Americans Less Likely to Care a 'Great Deal' About Environmental Threats

One trend that hasn’t changed is declining concern about the environment among Republicans.

A monarch Butterfly waits for the sun on a tuft of moss on rock at the Sierra Chincua Butterfly Sanctuary near Angangueo in the state of Michoacan, Mexico, on Saturday, Jan. 17, 2015.

Photographer: Susana Gonzalez/Bloomberg

Americans' concerns over environmental issues including air and water pollution, plant and animal extinction, and rainforest loss has crept downward since last year, according to a new poll. 

Gallup measured how many Americans care “a great deal” about those issues and found a drop of five to eight percentage points, the polling organization said Wednesday. That came after an uptick from 2013 to 2014.

“Last year’s increased worry proved temporary, rather than the start of a trend toward renewed concern about environmental problems,” Gallup’s Jeffrey M. Jones wrote.

Gallup surveyed 1,025 adults over the phone from March 5-8, and has a margin of error of plus or minus four percentage points. Concern over “global warming or climate change” dropped two percentage points over the past year to 32 percent, according to the poll.

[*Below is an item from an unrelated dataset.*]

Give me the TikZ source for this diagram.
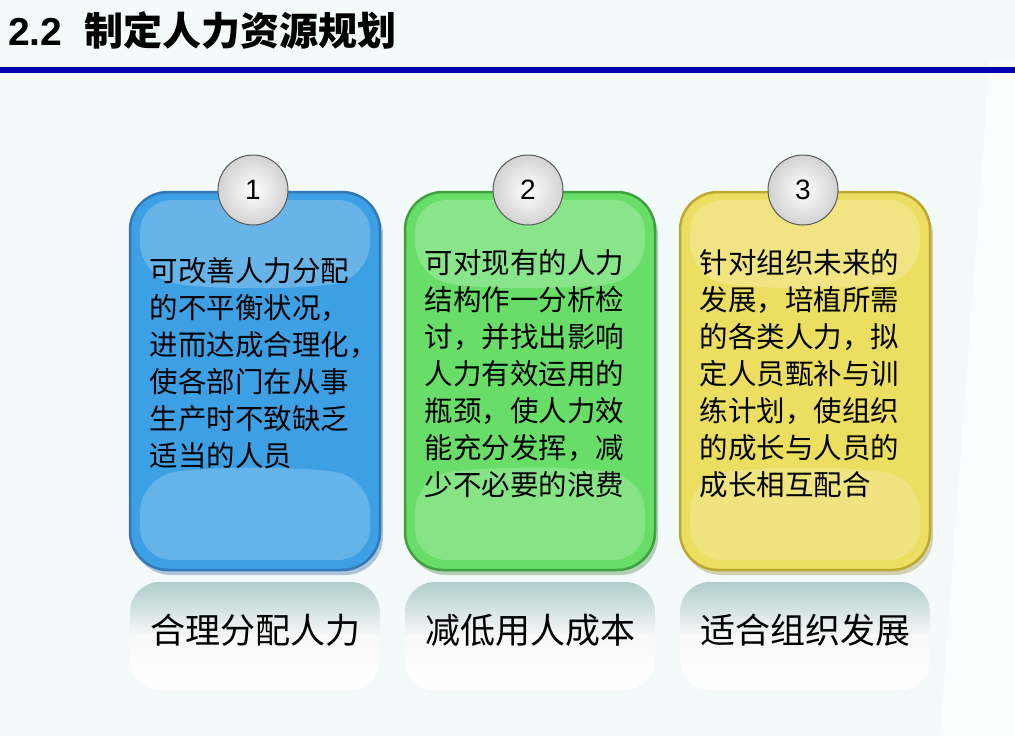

One trend that hasn’t changed is declining concern about the environment in the GOP. Between 2000 and 2015, the number of Republicans who said they worried a great deal about drinking water and air pollution dropped 21 percentage points and 28 percentage points, respectively. Concern about climate change among Republicans dropped 16 percentage points during that time. It rose four percentage points among Democrats.


The poll results come as the environmental movement shifts its focus from more immediate concerns like water pollution to long-term risks like climate change. But despite increased media coverage over the last several years, concern for climate change remains nearly identical to the poll’s March 2013 and 2014 results—32 percent of Americans say they care a great deal about it, and another 23 percent say they care a fair amount.

At the same time, it’s worth paying attention to what questions a poll is asking. A January 2015 Pew Research poll 1 Pew interviewed 1,504 people over the phone from Jan. 7-11, 2015. the survey has a margin of error of plus or minus 2.9 percentage points.  asked what issues should be a top priority for President Obama in 2015. Thirty-eight percent of Americans said global warming, a rise of nine percentage points from the previous year. By that measure, concern over climate change is still on the rise.